Políticas de moradia não são gasto, são investimento

Para Manish Srivastava, de 50 anos, especialista no mercado imobiliário global, os governos de países que ainda têm uma grande demanda por habitação, como o Brasil, devem começar a ver o financiamento da casa própria mais como solução do que como problema. O indiano, que é professor da Universidade de Nova York, acompanhou de perto o estouro da bolha imobiliária americana em 2008 e diz que ainda há lições a aprender da crise.

Ele virá ao Brasil para o Summit Imobiliário 2017, evento promovido pelo Estado em parceria com o Sindicato da Habitação de São Paulo (Secovi-SP), no dia 4 de abril.

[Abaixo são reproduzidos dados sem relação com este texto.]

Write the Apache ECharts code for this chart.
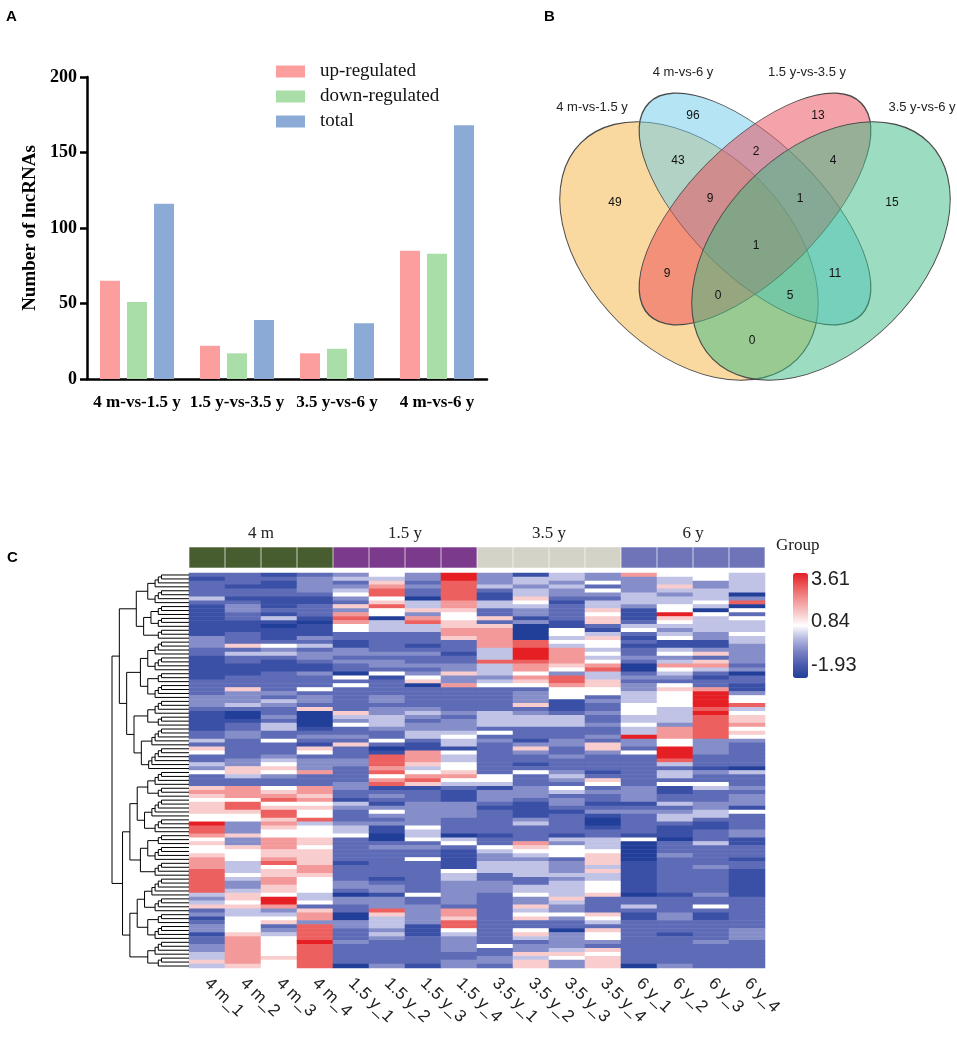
<!DOCTYPE html>
<html>
<head>
<meta charset="utf-8">
<script src="https://cdn.jsdelivr.net/npm/echarts@6/dist/echarts.min.js"></script>
<style>
  html, body { margin: 0; padding: 0; background: #fff; }
  #chart { width: 957px; height: 1049px; }
</style>
</head>
<body>
<div id="chart"></div>
<script>
// ---- A: differentially expressed lncRNAs per comparison
const comparisons = ['4 m-vs-1.5 y', '1.5 y-vs-3.5 y', '3.5 y-vs-6 y', '4 m-vs-6 y'];
const upRegulated = [65, 22, 17, 85];
const downRegulated = [51, 17, 20, 83];
const totalDE = [116, 39, 37, 168];

// ---- B: venn sets and region counts
const vennSets = ['4 m-vs-1.5 y', '4 m-vs-6 y', '1.5 y-vs-3.5 y', '3.5 y-vs-6 y'];
const vennRegions = ['2', '3', '1&2', '2&3', '3&4', '1', '1&2&3', '2&3&4', '4', '1&2&3&4', '1&3', '2&4', '1&3&4', '1&2&4', '1&4'];
const vennCounts = [96, 13, 43, 2, 4, 49, 9, 1, 15, 1, 9, 11, 0, 5, 0];

// ---- C: heatmap
const groups = ['4 m', '1.5 y', '3.5 y', '6 y'];
const samples = ['4 m_1', '4 m_2', '4 m_3', '4 m_4', '1.5 y_1', '1.5 y_2', '1.5 y_3', '1.5 y_4',
  '3.5 y_1', '3.5 y_2', '3.5 y_3', '3.5 y_4', '6 y_1', '6 y_2', '6 y_3', '6 y_4'];
// z-score for each level digit used below
const levelValues = [-1.93, -1.5, -0.95, -0.4, 0.25, 0.84, 1.45, 2.15, 2.85, 3.61];
// one string per sample, one digit per lncRNA row (top to bottom)
const heatLevels = [
  '2122224211111111333221111' + '1122223332111112242652243' + '5222676566655988756556777' + '8888884346231233122334464',
  '2221221233221112226242211' + '1222633342001223322222336' + '6422777588655333633655544' + '4543346656445555677777776',
  '1211221112141011125342111' + '2222232432232442252223456' + '5322567856886765577766785' + '6677665997345623455555655',
  '2333321122210111324233211' + '3222523326000012321652333' + '7222776756558455566566667' + '7655554452677388889888888',
  '3423453263787552211332322' + '0525222222643522326222332' + '2223322143222344522222212' + '2223320332200332223222220',
  '5467885685504442222232332' + '5122223323344432252018887' + '8578123213532311002322222' + '2212331333864443432222223',
  '3323220446378442221232232' + '3560222223432334421177764' + '5786122233333354452322522' + '2222225223333311122222221',
  '9988888776556677622212233' + '6337222222323334544154455' + '6754211133332222045211111' + '5443333332776885433332233',
  '3334211442262677777444844' + '4345222222444425232222222' + '2554133321222222122543344' + '4223332222222222222522332',
  '1443446543313000088999877' + '5765233362344422213632212' + '5222333211113422227654344' + '4422445336456225642336466',
  '4434332122221155454777765' + '3887555111244422233223222' + '3432542332122222143555233' + '3434444643353220333346533',
  '3352532446566214655454578' + '4466552322322322326632222' + '1265232212310012244456664' + '6445556222265426553265666',
  '7333344431112452121223200' + '2323344455544544933252222' + '2222333312322222150000011' + '1111110224211222222222220',
  '5446434455965434511453475' + '4325655554444377755999842' + '4425112242344211102223222' + '2222221222233222122222223',
  '5533444540544443311362674' + '2122799998988888833332221' + '3225422233442112224222223' + '2222223225211222223222222',
  '4444403805254445443333323' + '0221135584566756532222220' + '4222323331522223311222122' + '1111111222222223332222222'
];
// row clustering: nested pairs, a number is a run of rows joined one by one
const dendroTree = [
  [
    [[4, 4], [[3, 3], 3]],
    [[[4, 4], [3, 4]], [[4, 3], [5, 6]]]
  ],
  [
    [[[4, 3], [5, 4]], [[3, 4], 4]],
    [[[5, 4], [3, 4]], [4, 3]]
  ]
];

const serif = '"Liberation Serif", "Times New Roman", serif';
const sans = '"Liberation Sans", Arial, sans-serif';
const groupColors = ['#485d2f', '#7b3a8b', '#d4d3c7', '#6e74b7'];

// venn layout
const vennShapes = [
  { cx: 689, cy: 251, a: 153, b: 100, angle: 45, color: 'rgba(244,180,64,0.5)' },
  { cx: 755, cy: 209, a: 150, b: 66, angle: 45, color: 'rgba(107,203,235,0.5)' },
  { cx: 755, cy: 209, a: 150, b: 66, angle: -45, color: 'rgba(235,71,85,0.5)' },
  { cx: 821, cy: 251, a: 153, b: 100, angle: -45, color: 'rgba(57,187,131,0.5)' }
];
const vennNamePos = [[592, 107], [683, 72], [807, 72], [922, 107]];
const vennCountPos = [[693, 116], [818, 116], [678, 161], [756, 152], [833, 161], [615, 203], [710, 199],
  [800, 199], [892, 203], [756, 246], [667, 274], [835, 274], [718, 296], [790, 296], [752, 341]];

const nRows = heatLevels[0].length;
const rowIds = [];
for (let r = 0; r < nRows; r++) rowIds.push('lnc' + (r + 1));

const heatData = [];
samples.forEach((s, ci) => {
  const col = heatLevels[ci];
  for (let r = 0; r < nRows; r++) {
    heatData.push([ci, r, levelValues[+col[r]]]);
  }
});

const groupBar = samples.map(s => {
  const g = groups.indexOf(s.split('_')[0]);
  return { value: 1, itemStyle: { color: groupColors[g] } };
});

// dendrogram links [h1, y1, h, y2, h2]
const combBase = 3.0;
const combStep = 0.35;
const clusterStep = 0.8;
const dendroLinks = [];
let nextLeaf = 0;
function link(a, b, h) {
  dendroLinks.push([a.h, a.y, h, b.y, b.h]);
  return { y: (a.y + b.y) / 2, h: h };
}
function buildNode(node) {
  if (typeof node === 'number') {
    let cur = { y: nextLeaf++, h: 0 };
    for (let k = 1; k < node; k++) {
      const leaf = { y: nextLeaf++, h: 0 };
      cur = link(cur, leaf, combBase + (k - 1) * combStep);
    }
    return cur;
  }
  const a = buildNode(node[0]);
  const b = buildNode(node[1]);
  return link(a, b, Math.max(a.h, b.h) + clusterStep);
}
const dendroRoot = buildNode(dendroTree);

const graphic = [
  { type: 'text', x: 6, y: 9, style: { text: 'A', font: 'bold 15px ' + sans, fill: '#000' } },
  { type: 'text', x: 544, y: 9, style: { text: 'B', font: 'bold 15px ' + sans, fill: '#000' } },
  { type: 'text', x: 7, y: 550, style: { text: 'C', font: 'bold 15px ' + sans, fill: '#000' } },
  { type: 'text', x: 776, y: 537, style: { text: 'Group', font: '17px ' + serif, fill: '#222' } }
];
vennShapes.forEach(e => {
  graphic.push({
    type: 'circle',
    x: e.cx, y: e.cy,
    scaleX: e.a, scaleY: e.b,
    rotation: -e.angle * Math.PI / 180,
    shape: { cx: 0, cy: 0, r: 1 },
    style: { fill: e.color, stroke: '#4a4a4a', lineWidth: 1, strokeNoScale: true },
    silent: true
  });
});
vennSets.forEach((name, i) => {
  graphic.push({
    type: 'text', x: vennNamePos[i][0], y: vennNamePos[i][1],
    style: { text: name, font: '13px ' + sans, fill: '#222', align: 'center', verticalAlign: 'middle', textAlign: 'center', textVerticalAlign: 'middle' }
  });
});
vennCounts.forEach((n, i) => {
  graphic.push({
    type: 'text', x: vennCountPos[i][0], y: vennCountPos[i][1],
    style: { text: String(n), font: '12px ' + sans, fill: '#111', align: 'center', verticalAlign: 'middle', textAlign: 'center', textVerticalAlign: 'middle' }
  });
});
[['3.61', 579], ['0.84', 621], ['-1.93', 665]].forEach(t => {
  graphic.push({
    type: 'text', x: 811, y: t[1],
    style: { text: t[0], font: '20px ' + sans, fill: '#222', verticalAlign: 'middle', textVerticalAlign: 'middle' }
  });
});

const chart = echarts.init(document.getElementById('chart'));
chart.setOption({
  animation: false,
  backgroundColor: '#fff',
  textStyle: { fontFamily: sans },
  grid: [
    { left: 87, top: 77, width: 400, height: 302 },
    { left: 189, top: 573, width: 576, height: 395 },
    { left: 189, top: 547, width: 576, height: 21 },
    { left: 112, top: 573, width: 77, height: 395 }
  ],
  legend: {
    data: ['up-regulated', 'down-regulated', 'total'],
    orient: 'vertical',
    left: 276, top: 62, padding: 0,
    itemWidth: 29, itemHeight: 12, itemGap: 6,
    icon: 'rect',
    textStyle: { fontFamily: serif, fontSize: 19, color: '#111', lineHeight: 19, padding: [0, 0, 0, 10] }
  },
  xAxis: [
    {
      type: 'category', gridIndex: 0, data: comparisons,
      axisLine: { lineStyle: { color: '#000', width: 2.5 } },
      axisTick: { alignWithLabel: true, length: 7, lineStyle: { width: 2.5, color: '#000' } },
      axisLabel: { interval: 0, margin: 15, color: '#000', fontFamily: serif, fontWeight: 'bold', fontSize: 17 }
    },
    {
      type: 'category', gridIndex: 1, data: samples,
      axisLine: { show: false },
      axisTick: { alignWithLabel: true, length: 6, lineStyle: { color: '#777' } },
      axisLabel: { interval: 0, rotate: -44, margin: 13, color: '#222', fontFamily: sans, fontSize: 17 }
    },
    { type: 'category', gridIndex: 2, data: samples, position: 'bottom', show: false },
    {
      type: 'category', gridIndex: 2, data: groups, position: 'top',
      axisLine: { show: false }, axisTick: { show: false },
      axisLabel: { interval: 0, margin: 5, color: '#222', fontFamily: serif, fontSize: 17 }
    },
    { type: 'value', gridIndex: 3, min: 0, max: dendroRoot.h, inverse: true, show: false }
  ],
  yAxis: [
    {
      type: 'value', gridIndex: 0, min: 0, max: 200, interval: 50,
      name: 'Number of lncRNAs', nameLocation: 'middle', nameGap: 47,
      nameTextStyle: { fontFamily: serif, fontWeight: 'bold', fontSize: 19, color: '#000' },
      axisLine: { show: true, lineStyle: { color: '#000', width: 2.5 } },
      axisTick: { show: true, length: 7, lineStyle: { width: 2.5, color: '#000' } },
      axisLabel: { margin: 10, color: '#000', fontFamily: serif, fontWeight: 'bold', fontSize: 18 },
      splitLine: { show: false }
    },
    { type: 'category', gridIndex: 1, data: rowIds, inverse: true, show: false },
    { type: 'value', gridIndex: 2, min: 0, max: 1, show: false },
    { type: 'value', gridIndex: 3, min: -0.5, max: nRows - 0.5, inverse: true, show: false }
  ],
  visualMap: {
    type: 'continuous',
    seriesIndex: 3,
    min: -1.93, max: 3.61,
    left: 793, top: 573, padding: 0,
    itemWidth: 15, itemHeight: 105,
    calculable: false,
    inRange: { color: ['#213f99', '#4a5aae', '#7a82c4', '#b5b9e0', '#ffffff', '#f8c6c6', '#f29393', '#ec5a5a', '#e51f24'] }
  },
  series: [
    { name: 'up-regulated', type: 'bar', xAxisIndex: 0, yAxisIndex: 0, data: upRegulated, barWidth: 20, barGap: '35%', itemStyle: { color: '#fd9e9e' } },
    { name: 'down-regulated', type: 'bar', xAxisIndex: 0, yAxisIndex: 0, data: downRegulated, barWidth: 20, barGap: '35%', itemStyle: { color: '#a9dea9' } },
    { name: 'total', type: 'bar', xAxisIndex: 0, yAxisIndex: 0, data: totalDE, barWidth: 20, barGap: '35%', itemStyle: { color: '#8baad6' } },
    {
      type: 'heatmap', xAxisIndex: 1, yAxisIndex: 1, data: heatData,
      itemStyle: { borderWidth: 0 }, emphasis: { disabled: true }, progressive: 0
    },
    {
      type: 'bar', xAxisIndex: 2, yAxisIndex: 2, data: groupBar, barCategoryGap: '0%',
      itemStyle: { borderColor: 'rgba(255,255,255,0.12)', borderWidth: 0.6 }, silent: true
    },
    {
      type: 'custom', xAxisIndex: 4, yAxisIndex: 3, data: dendroLinks, silent: true,
      encode: { x: [0, 2, 4], y: [1, 3] },
      renderItem: (params, api) => {
        const p1 = api.coord([api.value(0), api.value(1)]);
        const p2 = api.coord([api.value(2), api.value(1)]);
        const p3 = api.coord([api.value(2), api.value(3)]);
        const p4 = api.coord([api.value(4), api.value(3)]);
        return {
          type: 'polyline',
          shape: { points: [p1, p2, p3, p4] },
          style: { stroke: '#000', lineWidth: 1, fill: null }
        };
      }
    }
  ],
  graphic: graphic
});
</script>
</body>
</html>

A seguir, os principais trechos de sua entrevista.

Que lições ficaram do estouro da bolha imobiliária de 2008, nos Estados Unidos?
A crise nos Estados Unidos foi, de muitas formas, parecida com o que aconteceu na década de 1930. Havia muito dinheiro barato disponível, que ajudou a inflar bolhas de especulação. Imaginar que algo parecido com aquele cenário poderia se repetir nos próximos anos é exagero. Apesar disso, os fatores que levaram à crise não se resolveram por completo e ainda há lições a aprender, como o maior controle do crédito.
Também pesa o fato de o americano jovem, que está começando a formar a sua família, estar menos interessado em se endividar para comprar a casa.

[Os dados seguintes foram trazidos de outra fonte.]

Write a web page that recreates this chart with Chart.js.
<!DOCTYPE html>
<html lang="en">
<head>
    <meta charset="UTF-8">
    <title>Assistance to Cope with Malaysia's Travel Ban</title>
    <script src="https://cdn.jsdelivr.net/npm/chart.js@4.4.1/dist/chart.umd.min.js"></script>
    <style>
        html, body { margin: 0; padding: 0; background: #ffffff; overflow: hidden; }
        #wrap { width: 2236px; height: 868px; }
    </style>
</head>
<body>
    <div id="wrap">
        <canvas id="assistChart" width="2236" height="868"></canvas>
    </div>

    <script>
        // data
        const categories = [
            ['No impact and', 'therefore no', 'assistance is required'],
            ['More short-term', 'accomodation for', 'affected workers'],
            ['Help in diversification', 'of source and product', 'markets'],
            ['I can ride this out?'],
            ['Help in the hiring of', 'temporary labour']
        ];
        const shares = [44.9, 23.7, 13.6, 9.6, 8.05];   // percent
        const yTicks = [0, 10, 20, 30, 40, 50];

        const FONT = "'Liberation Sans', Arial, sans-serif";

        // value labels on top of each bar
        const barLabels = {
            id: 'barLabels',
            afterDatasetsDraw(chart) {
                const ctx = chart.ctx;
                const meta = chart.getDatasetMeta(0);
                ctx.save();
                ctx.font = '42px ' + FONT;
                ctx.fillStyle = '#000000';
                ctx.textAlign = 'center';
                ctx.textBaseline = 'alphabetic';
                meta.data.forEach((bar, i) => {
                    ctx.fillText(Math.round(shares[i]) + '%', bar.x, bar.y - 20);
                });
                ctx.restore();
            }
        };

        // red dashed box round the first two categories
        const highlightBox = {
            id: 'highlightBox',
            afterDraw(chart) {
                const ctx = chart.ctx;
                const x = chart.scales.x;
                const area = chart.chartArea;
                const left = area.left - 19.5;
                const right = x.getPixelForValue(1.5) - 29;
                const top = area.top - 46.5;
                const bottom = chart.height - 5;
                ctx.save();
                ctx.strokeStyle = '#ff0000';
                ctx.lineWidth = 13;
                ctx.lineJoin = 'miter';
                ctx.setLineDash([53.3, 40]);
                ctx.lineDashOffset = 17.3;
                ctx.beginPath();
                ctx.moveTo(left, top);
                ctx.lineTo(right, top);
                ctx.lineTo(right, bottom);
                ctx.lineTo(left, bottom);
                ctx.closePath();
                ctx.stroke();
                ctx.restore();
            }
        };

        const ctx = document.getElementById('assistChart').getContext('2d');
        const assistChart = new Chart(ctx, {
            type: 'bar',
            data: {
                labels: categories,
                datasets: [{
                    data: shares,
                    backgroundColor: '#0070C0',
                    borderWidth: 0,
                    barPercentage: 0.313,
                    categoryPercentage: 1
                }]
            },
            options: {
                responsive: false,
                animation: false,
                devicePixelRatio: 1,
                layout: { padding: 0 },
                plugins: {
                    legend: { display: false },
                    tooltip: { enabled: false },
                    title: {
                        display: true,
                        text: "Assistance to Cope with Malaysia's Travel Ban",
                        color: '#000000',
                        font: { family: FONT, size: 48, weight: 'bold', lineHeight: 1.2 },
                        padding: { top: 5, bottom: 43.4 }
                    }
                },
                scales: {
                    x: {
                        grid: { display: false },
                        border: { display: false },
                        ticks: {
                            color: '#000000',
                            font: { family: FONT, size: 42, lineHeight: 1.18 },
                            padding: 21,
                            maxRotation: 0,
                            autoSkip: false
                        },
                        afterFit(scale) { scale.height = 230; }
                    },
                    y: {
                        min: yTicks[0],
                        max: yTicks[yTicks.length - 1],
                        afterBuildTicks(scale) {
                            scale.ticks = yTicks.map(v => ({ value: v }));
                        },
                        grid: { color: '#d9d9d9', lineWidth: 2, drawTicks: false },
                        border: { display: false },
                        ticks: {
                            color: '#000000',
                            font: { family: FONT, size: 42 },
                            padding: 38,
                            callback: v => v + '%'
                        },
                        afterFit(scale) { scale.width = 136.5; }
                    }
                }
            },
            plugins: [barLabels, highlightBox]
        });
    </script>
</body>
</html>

Foi a crise imobiliária que causou essa mudança?
Manish Srivastava: Ela pode ter acelerado esse processo de mudança cultural, mas a questão é que ser dono da própria casa é parte do sonho americano só dos mais velhos. Os filhos dessa geração, que estão na casa dos 20 e 30 anos, preferem alugar imóveis e investir em outros mercados do que repetir os erros dos seus pais, e cair no manejo artificial de hipotecas.

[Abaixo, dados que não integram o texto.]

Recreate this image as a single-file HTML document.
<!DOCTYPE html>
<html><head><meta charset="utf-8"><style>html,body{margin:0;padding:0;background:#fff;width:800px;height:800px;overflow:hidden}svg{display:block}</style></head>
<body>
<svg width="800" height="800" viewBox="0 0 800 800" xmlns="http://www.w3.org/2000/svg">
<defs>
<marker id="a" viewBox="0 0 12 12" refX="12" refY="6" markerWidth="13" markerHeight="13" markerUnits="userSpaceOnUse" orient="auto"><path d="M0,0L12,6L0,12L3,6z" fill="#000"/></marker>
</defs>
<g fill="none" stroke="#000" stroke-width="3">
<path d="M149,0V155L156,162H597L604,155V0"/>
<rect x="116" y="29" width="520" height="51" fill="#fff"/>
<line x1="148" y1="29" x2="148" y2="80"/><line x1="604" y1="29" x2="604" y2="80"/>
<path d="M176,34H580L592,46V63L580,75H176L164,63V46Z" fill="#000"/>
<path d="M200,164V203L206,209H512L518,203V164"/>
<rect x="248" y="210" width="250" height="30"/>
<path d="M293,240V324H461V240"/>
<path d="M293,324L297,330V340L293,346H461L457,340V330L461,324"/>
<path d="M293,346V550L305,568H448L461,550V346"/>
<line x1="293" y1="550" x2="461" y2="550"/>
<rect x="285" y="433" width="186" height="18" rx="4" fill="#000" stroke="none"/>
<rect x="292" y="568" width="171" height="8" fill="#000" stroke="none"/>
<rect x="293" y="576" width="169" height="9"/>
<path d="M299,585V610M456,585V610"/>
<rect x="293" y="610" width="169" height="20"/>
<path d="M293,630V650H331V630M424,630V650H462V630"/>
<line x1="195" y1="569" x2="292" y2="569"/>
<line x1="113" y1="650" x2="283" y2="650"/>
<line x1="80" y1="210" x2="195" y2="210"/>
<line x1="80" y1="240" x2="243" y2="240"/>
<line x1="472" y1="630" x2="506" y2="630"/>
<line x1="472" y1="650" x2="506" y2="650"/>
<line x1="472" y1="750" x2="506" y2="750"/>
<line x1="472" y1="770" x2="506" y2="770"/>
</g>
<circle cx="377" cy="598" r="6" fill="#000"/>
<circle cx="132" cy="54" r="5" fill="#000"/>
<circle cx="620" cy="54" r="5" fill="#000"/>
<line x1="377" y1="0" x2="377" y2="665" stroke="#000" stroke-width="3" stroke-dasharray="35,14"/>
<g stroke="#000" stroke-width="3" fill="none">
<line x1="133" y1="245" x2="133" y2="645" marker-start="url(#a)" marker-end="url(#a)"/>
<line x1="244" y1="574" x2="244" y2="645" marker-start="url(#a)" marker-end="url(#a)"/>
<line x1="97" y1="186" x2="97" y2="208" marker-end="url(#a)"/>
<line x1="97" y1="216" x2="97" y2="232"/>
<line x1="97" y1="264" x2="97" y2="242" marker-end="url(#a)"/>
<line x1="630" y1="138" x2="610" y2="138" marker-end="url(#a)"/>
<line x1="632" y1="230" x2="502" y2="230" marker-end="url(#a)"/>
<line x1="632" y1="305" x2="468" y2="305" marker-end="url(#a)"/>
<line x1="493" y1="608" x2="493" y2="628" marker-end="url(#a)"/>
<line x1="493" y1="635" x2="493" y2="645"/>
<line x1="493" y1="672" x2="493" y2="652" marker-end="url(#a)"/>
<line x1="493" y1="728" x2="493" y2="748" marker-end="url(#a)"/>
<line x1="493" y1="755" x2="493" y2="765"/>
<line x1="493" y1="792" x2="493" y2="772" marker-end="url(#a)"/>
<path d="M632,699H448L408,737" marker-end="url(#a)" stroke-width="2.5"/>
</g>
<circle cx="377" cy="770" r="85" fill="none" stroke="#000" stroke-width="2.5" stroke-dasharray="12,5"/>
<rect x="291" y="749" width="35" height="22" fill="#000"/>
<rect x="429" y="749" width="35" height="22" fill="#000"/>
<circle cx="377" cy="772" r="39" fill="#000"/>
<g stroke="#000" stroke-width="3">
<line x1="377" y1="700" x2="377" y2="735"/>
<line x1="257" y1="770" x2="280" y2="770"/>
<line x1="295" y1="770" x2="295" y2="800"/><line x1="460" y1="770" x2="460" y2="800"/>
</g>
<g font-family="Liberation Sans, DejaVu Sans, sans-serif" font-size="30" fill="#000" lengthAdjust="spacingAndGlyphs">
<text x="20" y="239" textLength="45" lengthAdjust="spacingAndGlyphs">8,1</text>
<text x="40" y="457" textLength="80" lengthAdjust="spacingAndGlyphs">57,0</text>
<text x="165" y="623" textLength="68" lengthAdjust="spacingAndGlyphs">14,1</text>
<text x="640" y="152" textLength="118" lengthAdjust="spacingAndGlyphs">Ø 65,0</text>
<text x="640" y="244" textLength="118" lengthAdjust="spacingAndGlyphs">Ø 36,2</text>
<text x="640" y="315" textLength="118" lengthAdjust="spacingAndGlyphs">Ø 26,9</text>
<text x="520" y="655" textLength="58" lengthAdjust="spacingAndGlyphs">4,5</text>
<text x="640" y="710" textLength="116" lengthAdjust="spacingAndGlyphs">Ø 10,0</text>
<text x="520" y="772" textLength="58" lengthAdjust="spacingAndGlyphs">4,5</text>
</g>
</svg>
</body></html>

O setor imobiliário do Brasil também passa por um momento difícil. Os mercados de países emergentes terão o que comemorar em um futuro próximo?
Manish Srivastava: Sim. Economias como a do Brasil têm uma grande vantagem, mesmo em relação a nações desenvolvidas, mas sem tantas fontes de recursos naturais. O desafio é como manejar melhor os recursos e fazer com que trabalhem a favor do país, ajudem a criar e fortalecer instituições que realoquem rendimentos e respondam rapidamente às necessidades da população. Mas esse é um desafio mesmo para países ricos, como os Estados Unidos.
Nos próximos dez anos, vamos ver uma grande mudança em emergentes, como a Índia, sob o ponto de vista de dar melhor qualidade de vida para os cidadãos. O Brasil não pode ficar para trás, ele tem mais recursos naturais, mais talentos.

Como resultado da crise, o crédito imobiliário ficou mais escasso no País. O Brasil está lidando com o financiamento para moradia de um jeito errado?
Manish Srivastava: A demanda em países como o Brasil é historicamente alta e essa questão não irá se resolver da noite para o dia. O Estado tem de regulamentar o mercado, para facilitar que as pessoas consigam ter uma moradia. O problema do Brasil, de dificuldade de acesso ao crédito imobiliário, é semelhante em outros países em desenvolvimento, como a Índia – embora os indianos estejam manejando o acesso ao crédito para a compra de imóveis com mais sucesso. O que os governos precisam ter em mente é que programas de moradia não são gasto, são investimento. É uma decisão política, e as pessoas, quando garantem suas casas, podem se sentir cidadãos – e motores de crescimento econômico – mais completos.